Na época do Pan Americano, as marcas relacionadas ao evento eram protegidas pela legislação comum. Na verdade, a legislação anterior ao ato já era sufiente para proteger os símbolos, nomes e marcas relacionadas à Olimpíada e a outros eventos esportivo. O Ato Olímpico apenas tratou do assunto de forma específica. O mesmo ocorre em relação à Copa do Mundo, provavelmente vai ser promulgada uma legislação própria para o evento.
– As empresas que fizerem campanhas publicitárias que façam associação as Olimpíadas, podem ser acusadas de praticar marketing de associação. O que é isso?
O marketing de associação, também conhecido como marketing de emboscada (ambush marketing) ocorre quando um terceiro tenta se beneficiar da repercussão do evento esportivo (Olimpíadas, Copas do Mundo, etc.), mesmo não sendo patrocinador oficial. Ele está presente, principalmente, nas Olímpiadas e Copas do Mundo, em que o investimento de patrocinadores é substancial. É por isso que o Comitê Olímpico Internacional (COI) e a FIFA, ao examinar a candidatura das cidades e países, exigem que a legislação local preveja meios para coibir o marketing de associação.
– O que uma empresa que não é patrocinadora oficial poderia fazer para associar sua campanha aos jogos olímpicos sem infringir a lei?
O patrocínio de atletas e equipes seria benéfico ao esporte brasileiro e não viola a legislação vigente. Como alternativa, investimentos em divulgação da cidade e do país e seus aspectos positivos, pode alavancar uma campanha em época de grandes eventos. No mais, o limite entre a conduta lícita e uma campanha inteligente, que aproveite movimentação de grandes eventos esportivos, vai depender da avaliação de cada empresa, que deverá evitar ultrapassar a fronteira entre o marketing lícito e o marketing de associação.
– Como um parecer jurídico pode auxiliar as agências de publicidade durante o processo de criação das campanhas?

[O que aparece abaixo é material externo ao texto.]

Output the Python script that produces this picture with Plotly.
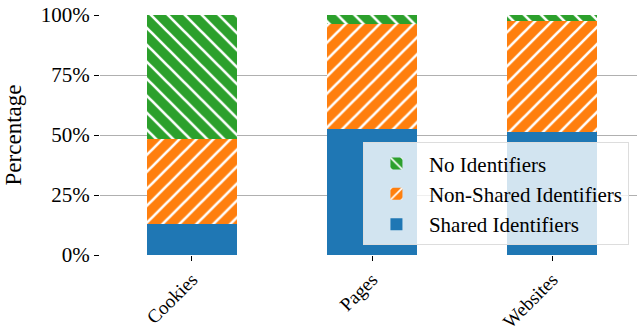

Um parecer jurídico é um importante instrumento para orientar as empresas sobre a fronteira entre uma campanha inteligente e positiva e a conduta ilícita, evitando expor seus clientes ao risco de sofrer uma demanda judicial e ter a sua imagem prejudicada.
– As empresas que não cumprirem as disposições do Ato Olímpico serão punidas pela Justiça comum ou pelo Conar?
As duas alternativas são válidas. A justiça comum tem jurisdição sobre todas as infrações do Ato Olímpico. No que se refere à publicidade, o Conar aceita denúncia de autoridades públicas, bem como instaura representações ex officio. Assim, é possível que o Conar venha a julgar um caso mesmo sem a provocação direta do Comitê Organizador ou do COI, via o Comitê Olímpico Brasileiro (COB). Ainda existe a possibilidade de o COB se associar e, com isso, submeter seus casos ao julgamento do Conar. Vale frisar que o Código de Ética do Conar veda expressamente a prática de ambush marketing.
– As agências serão punidas ou somente as empresas?
Ambas estão sujeitas a sofrerem demandas judiciais. O Comitê Organizador ou o COI, via o COB, poderão optar por demandar as duas ou somente uma das duas. Por isso, é fundamental que no contrato entre a agência e a empresa, seja bem definida a cláusula de responsabilidade na hipótese de ação que involva direitos de propriedade intelectual.
– Qual a importância do esporte como forma de difusão de marcas e integração cultural?
O esporte é um grande veículo de difusão das marcas pelo seu alto grau de penetração junto ao público. Além disso, o esporte congrega pessoas de diferentes raças, religiões e nacionalidades, promovendo, naturalmente, a integração cultural entre os povos.
Portanto, o uso da propriedade intelectual para o desenvolvimento econômico através do esporte é uma realidade a ser melhor explorada pelos países emergentes e em vias de desenvolvimento.